В 1916 году, в феврале, мы стояли с ним в Русском музее перед брюлловской «Помпеей». Он влюбленно и страстно смотрел на нее, восхищаясь ее блистательной техникой, а потом отошел к дверям, отвернулся от обступившей его толпы ротозеев и заплакал — заплакал от восхищения искусством Брюллова. И когда мы шли из музея, говорил, что в искусстве для него главное — пластика, очарование большого мастерства.
И я вспомнил, что лет за пять до этого мы вместе с ним и художником Бродским осматривали гельсингфорский музей «Атенеум» и он точно так же прослезился перед холстом Эдельфельда, изображавшим горько плачущую деревенскую девушку.
Репин с нежностью глядел на нее и сказал таким участливым голосом, какого я не слыхал у него ни раньше, ни после: «Бедная!»
И глаза у него сделались мокрые.
И когда мы шли из музея, он долго говорил нам о том, что в искусстве главное не техника, не мастерство, а человечность, любовь, сострадание.
Тут, в этих двух эпизодах, два разных, диаметрально противоположных отношения к живописи.
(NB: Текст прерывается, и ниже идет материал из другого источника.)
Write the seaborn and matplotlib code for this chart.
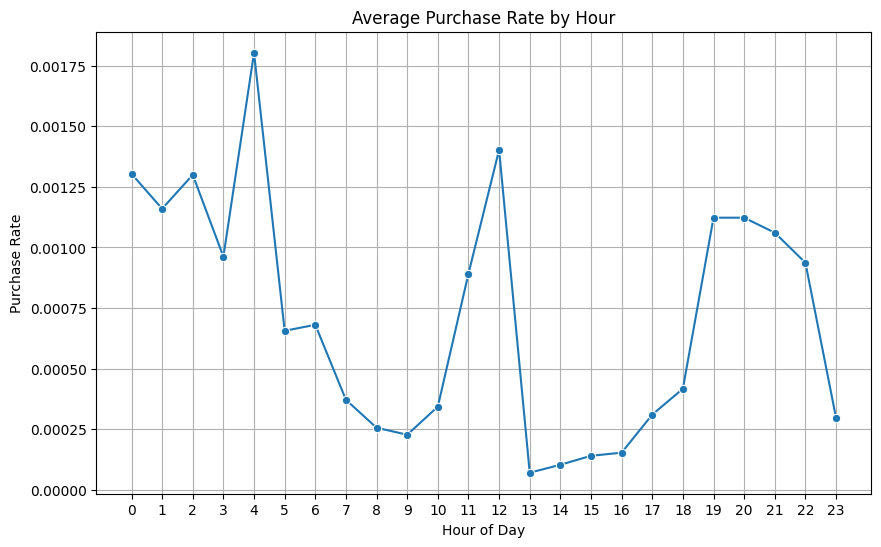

И, помню, я тогда же подумал, что Репин-художник начинается там, где культ красоты органически слит с горячим участием в борьбе за социальную правду.
VI. «МИЛЬОН ТЕРЗАНИЙ»
Строгий к себе и своему дарованию, он ненавидел лесть и похвалы. Показывая в Пенатах приезжим гостям какую-нибудь из своих новых картин, он с досадой прерывал излияния восторгов:
— Нет, вы скажите мне, что в ней плохого!
И чуть было не расцеловал художника Л. О. Пастернака [85] когда тот с обычной своей прямотой сделал несколько критических замечаний о незаконченной его картине «Пушкин на экзамене».
85
Леонид Осипович Пастернак (1862–1945) — портретист, автор знаменитых иллюстраций к роману Льва Толстого «Воскресение». Отец поэта Бориса Пастернака.
Репин долго вспоминал с благодарностью: «Спасибо ему, он мне во многом помог».
Когда я редактировал рукопись его мемуаров, впоследствии вошедших в его книгу «Далекое близкое», я считал своим редакторским долгом напрямик, без всяких околичностей, высказывать ему свое редакторское мнение о них, и, хотя порой это выходило у меня грубовато, Репин не раз поощрял меня к таким резким высказываниям.
«Я люблю Ваши замечания, если они едки и колки до обидности», — писал он, посылая мне свою новую рукопись.
И в другом письме по поводу своих корректур:
«Интересно Ваше острое и беспощадное мнение».
Сохранилось изумительное письмо Ильи Ефимовича к Стасову, где он резко упрекает знаменитого критика за излишние хвалы его таланту. Стасов в газетной статье восторженно приветствовал какое-то новое произведение Репина. Репин прочитал — и рассердился.
«А обо мне, знаете, мне даже обидно: что это Вы? Вы знаете, как я Вам верю и ценю Вашу правду!!!.. И вдруг я подумал: „что, если он начал стареть и всем хочет на закуску по конфетке подносить“? Ох, я видел уже накануне, как Вы кривите душою пред Ге. Что, если и мне Вы начинаете подслащивать? Ради бога, бросьте эту манеру — я ее ненавижу!.. Вас я люблю беспощадного, правдивого, могучего, такой Вы и есть…» [86] .
86
И. Б. Репин и В. В. Стасов. Переписка, т. 2, с. 167.
Еще раньше он писал тому же Стасову:
«А рисунки мои Вы, пожалуйста, так не хвалите, а то я к Вам доверие потеряю, — можно ли хвалить такую дрянь?»
И о другом своем рисунке ему же:
«Вчера я хотел было взять [его] к Вам, да раздумал, он мне плохим кажется. Ведь это только полупомешанный Егоров хотел купить его у меня… я его образумил, конечно…»
И таков Репин был всегда.
Когда он написал портрет М. П. Мусоргского, Стасов приветствовал в пылкой статье это новое торжество русской живописи.
С тех пор прошло около девяноста лет, и каждое новое поколение зрителей присоединяется к восторженному отзыву Стасова. Ни йоты преувеличения в этом отзыве не было.
Но Репин рассердился и тут.
«…Мне эта статья не понравилась, — писал он Стасову в суровом письме, — она похожа на рекламу (?!), страдает преувеличенностью и сильным пристрастием».
Нельзя представить себе другого художника, который написал бы такое письмо влиятельному и неподкупно правдивому критику, выражающему свой восторг перед его дарованием.